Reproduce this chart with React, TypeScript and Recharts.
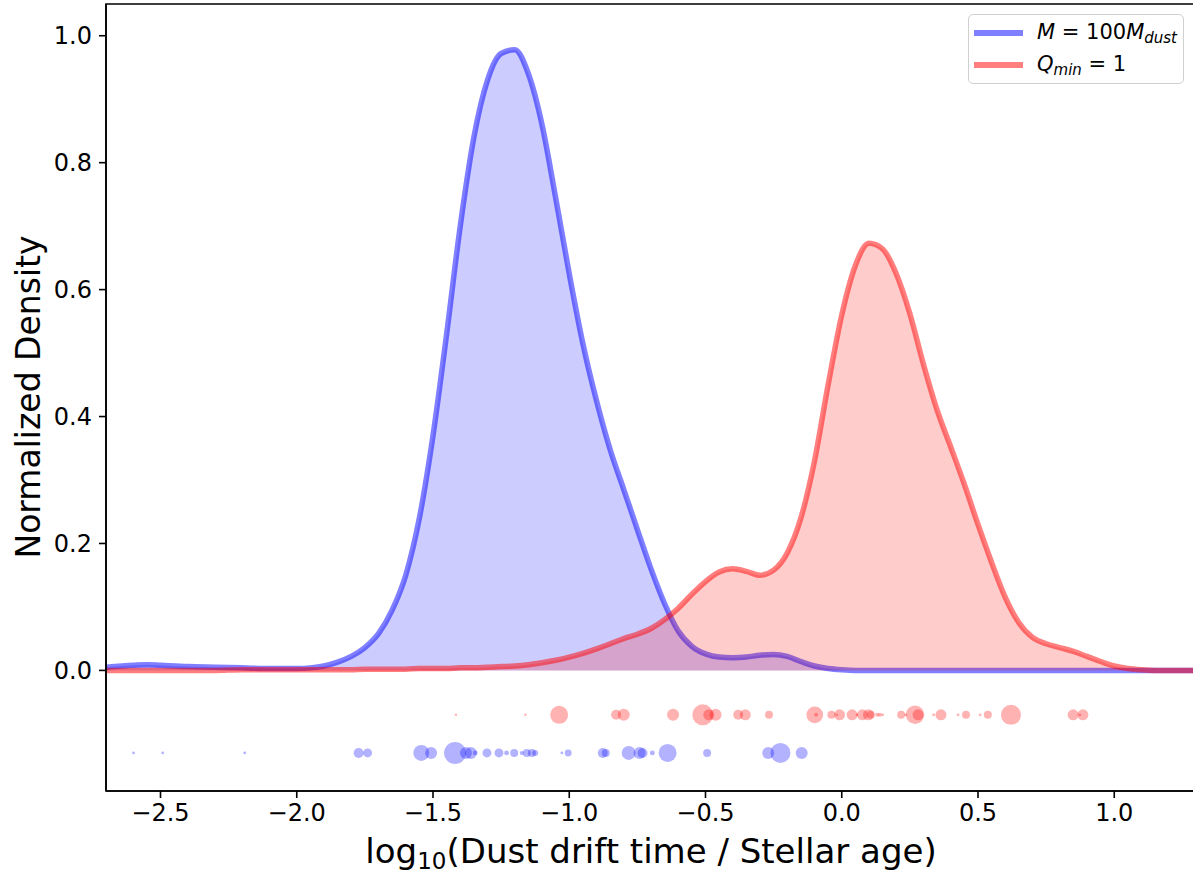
import React from 'react';
import {
  ComposedChart,
  Area,
  Scatter,
  XAxis,
  YAxis,
  ZAxis,
  ReferenceArea,
  Legend,
  Label,
} from 'recharts';

// ---------- data ----------
const gridX = [
  -2.7, -2.6, -2.55, -2.5, -2.4, -2.3, -2.2, -2.1, -2.0,
  -1.95, -1.9, -1.85, -1.8, -1.75, -1.7, -1.65, -1.6, -1.55, -1.5,
  -1.45, -1.4, -1.35, -1.3, -1.25, -1.2, -1.15, -1.1, -1.05, -1.0,
  -0.95, -0.9, -0.85, -0.8, -0.75, -0.7, -0.65, -0.6, -0.55, -0.5,
  -0.45, -0.4, -0.35, -0.3, -0.25, -0.2, -0.15, -0.1, -0.05, 0.0,
  0.05, 0.1, 0.15, 0.2, 0.25, 0.3, 0.35, 0.4, 0.45, 0.5,
  0.55, 0.6, 0.65, 0.7, 0.75, 0.8, 0.85, 0.9, 0.95, 1.0,
  1.05, 1.1, 1.15, 1.2, 1.3,
];

const blueDensity = [
  0.005, 0.008, 0.009, 0.008, 0.006, 0.005, 0.004, 0.003, 0.003,
  0.004, 0.007, 0.013, 0.022, 0.036, 0.058, 0.095, 0.15, 0.24, 0.37,
  0.53, 0.7, 0.84, 0.93, 0.972, 0.978, 0.94, 0.86, 0.745, 0.625,
  0.515, 0.425, 0.348, 0.285, 0.222, 0.16, 0.105, 0.062, 0.038, 0.026,
  0.021, 0.02, 0.021, 0.024, 0.025, 0.022, 0.014, 0.007, 0.003, 0.001,
  0, 0, 0, 0, 0, 0, 0, 0, 0, 0,
  0, 0, 0, 0, 0, 0, 0, 0, 0, 0,
  0, 0, 0, 0, 0,
];

const redDensity = [
  0, 0, 0, 0, 0, 0, 0.001, 0.001, 0.001,
  0.001, 0.001, 0.001, 0.001, 0.002, 0.002, 0.002, 0.002, 0.003, 0.003,
  0.003, 0.004, 0.004, 0.005, 0.006, 0.007, 0.009, 0.012, 0.016, 0.021,
  0.027, 0.034, 0.042, 0.05, 0.057, 0.066, 0.08, 0.098, 0.12, 0.14,
  0.155, 0.16, 0.156, 0.15, 0.158, 0.185, 0.24, 0.33, 0.45, 0.56,
  0.638, 0.673, 0.664, 0.625, 0.562, 0.482, 0.41, 0.352, 0.293, 0.23,
  0.17, 0.115, 0.075, 0.052, 0.042, 0.036, 0.03, 0.022, 0.014, 0.007,
  0.003, 0.001, 0, 0, 0,
];

const blueSampleX = [
  -2.599, -2.492, -2.191, -1.773, -1.74, -1.543, -1.507, -1.419, -1.379, -1.361,
  -1.345, -1.302, -1.258, -1.23, -1.202, -1.174, -1.156, -1.137, -1.125, -1.027,
  -1.004, -0.877, -0.866, -0.782, -0.742, -0.731, -0.695, -0.639, -0.494, -0.27,
  -0.225, -0.147,
];
const blueSampleWeight = [
  2, 2, 2, 25, 20, 64, 36, 121, 36, 36,
  6, 20, 20, 6, 16, 4, 16, 16, 9, 2,
  12, 25, 16, 49, 36, 25, 6, 81, 16, 36,
  100, 36,
];

const redSampleX = [
  -1.416, -1.161, -1.037, -0.828, -0.8, -0.619, -0.51, -0.488, -0.463, -0.38,
  -0.354, -0.267, -0.099, -0.094, -0.038, -0.018, -0.008, 0.038, 0.056, 0.076,
  0.098, 0.107, 0.13, 0.14, 0.15, 0.218, 0.235, 0.269, 0.28, 0.337,
  0.364, 0.427, 0.456, 0.508, 0.536, 0.621, 0.849, 0.874, 0.885,
];
const redSampleWeight = [
  1.5, 1.5, 81, 25, 36, 36, 110, 30, 36, 25,
  30, 16, 70, 4, 16, 2, 30, 30, 2, 30,
  30, 16, 4, 4, 2, 16, 2, 85, 30, 2,
  30, 2, 16, 2, 16, 100, 30, 2, 30,
];

const blueRowY = -0.13;
const redRowY = -0.07;

const xTicks = [-2.5, -2.0, -1.5, -1.0, -0.5, 0.0, 0.5, 1.0];
const yTicks = [0.0, 0.2, 0.4, 0.6, 0.8, 1.0];
const xDomain = [-2.7, 1.3];
const yDomain = [-0.19, 1.05];

// ---------- tables built for the library ----------
const curveTable = gridX.map((x, i) => ({ x, blue: blueDensity[i], red: redDensity[i] }));
const blueSamples = blueSampleX.map((x, i) => ({ x, y: blueRowY, w: blueSampleWeight[i] }));
const redSamples = redSampleX.map((x, i) => ({ x, y: redRowY, w: redSampleWeight[i] }));

const FONT = 'DejaVu Sans, Verdana, sans-serif';

const fmtX = (v: number) => (v < 0 ? '\u2212' : '') + Math.abs(v).toFixed(1);
const fmtY = (v: number) => v.toFixed(1);

const LegendBox = () => (
  <div
    style={{
      position: 'relative',
      width: 216,
      height: 70,
      boxSizing: 'border-box',
      border: '1.5px solid #d0d0d0',
      borderRadius: 5,
      background: 'rgba(255,255,255,0.85)',
      fontFamily: FONT,
      fontSize: 21,
      color: '#000',
    }}
  >
    <div style={{ position: 'absolute', left: 5, top: 15, width: 49, height: 5.5, background: 'rgba(0,0,255,0.5)' }} />
    <div style={{ position: 'absolute', left: 68, top: 4, lineHeight: '26px', whiteSpace: 'nowrap' }}>
      <i>M</i> = 100<i>M</i>
      <sub style={{ fontSize: 15, fontStyle: 'italic', verticalAlign: '-4px' }}>dust</sub>
    </div>
    <div style={{ position: 'absolute', left: 5, top: 47, width: 49, height: 5.5, background: 'rgba(255,0,0,0.5)' }} />
    <div style={{ position: 'absolute', left: 68, top: 36, lineHeight: '26px', whiteSpace: 'nowrap' }}>
      <i>Q</i>
      <sub style={{ fontSize: 15, fontStyle: 'italic', verticalAlign: '-4px' }}>min</sub> = 1
    </div>
  </div>
);

const XTitle = () => (
  <text x={651} y={863} textAnchor="middle" fontFamily={FONT} fontSize={34} fill="#000">
    log
    <tspan dy={6} fontSize={23}>10</tspan>
    <tspan dy={-6}>(Dust drift time / Stellar age)</tspan>
  </text>
);

const YTitle = () => (
  <text
    transform="rotate(-90)"
    x={-397}
    y={40}
    textAnchor="middle"
    fontFamily={FONT}
    fontSize={33}
    fill="#000"
  >
    Normalized Density
  </text>
);

export default function App() {
  return (
    <div style={{ position: 'absolute', left: 0, top: 0, width: 1193, height: 874, overflow: 'hidden', background: '#fff' }}>
      <ComposedChart
        width={1200}
        height={874}
        data={curveTable}
        margin={{ top: 4, right: 4, left: 0, bottom: 0 }}
      >
        <XAxis
          dataKey="x"
          type="number"
          domain={xDomain}
          allowDataOverflow
          ticks={xTicks}
          tickFormatter={fmtX}
          height={83}
          tickSize={7}
          tickMargin={6}
          stroke="#000"
          strokeWidth={1.6}
          tick={{ fontSize: 24, fill: '#000', fontFamily: FONT }}
        >
          <Label content={<XTitle />} />
        </XAxis>
        <YAxis
          dataKey="y"
          type="number"
          domain={yDomain}
          allowDataOverflow
          ticks={yTicks}
          tickFormatter={fmtY}
          width={106}
          tickSize={7}
          tickMargin={7}
          stroke="#000"
          strokeWidth={1.6}
          tick={{ fontSize: 24, fill: '#000', fontFamily: FONT }}
        >
          <Label content={<YTitle />} />
        </YAxis>
        <ZAxis dataKey="w" type="number" domain={[0, 121]} range={[0, 121 * Math.PI]} />
        <Area
          type="monotone"
          dataKey="blue"
          baseValue={0}
          stroke="blue"
          strokeOpacity={0.5}
          strokeWidth={5.5}
          fill="blue"
          fillOpacity={0.2}
          dot={false}
          activeDot={false}
          isAnimationActive={false}
        />
        <Area
          type="monotone"
          dataKey="red"
          baseValue={0}
          stroke="red"
          strokeOpacity={0.5}
          strokeWidth={5.5}
          fill="red"
          fillOpacity={0.2}
          dot={false}
          activeDot={false}
          isAnimationActive={false}
        />
        <Scatter data={redSamples} fill="rgba(255,0,0,0.3)" shape="circle" isAnimationActive={false} />
        <Scatter data={blueSamples} fill="rgba(0,0,255,0.3)" shape="circle" isAnimationActive={false} />
        <ReferenceArea
          x1={xDomain[0]}
          x2={xDomain[1]}
          y1={yDomain[0]}
          y2={yDomain[1]}
          fill="none"
          stroke="#000"
          strokeWidth={1.6}
          ifOverflow="visible"
        />
        <Legend
          layout="horizontal"
          verticalAlign="middle"
          align="center"
          wrapperStyle={{ left: 968, top: 14, width: 216, height: 70 }}
          content={<LegendBox />}
        />
      </ComposedChart>
    </div>
  );
}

● Task statement:
Check each line of the data above for the word "React", then state how many lines have it. Give the number alone.

● Answer to the task:
2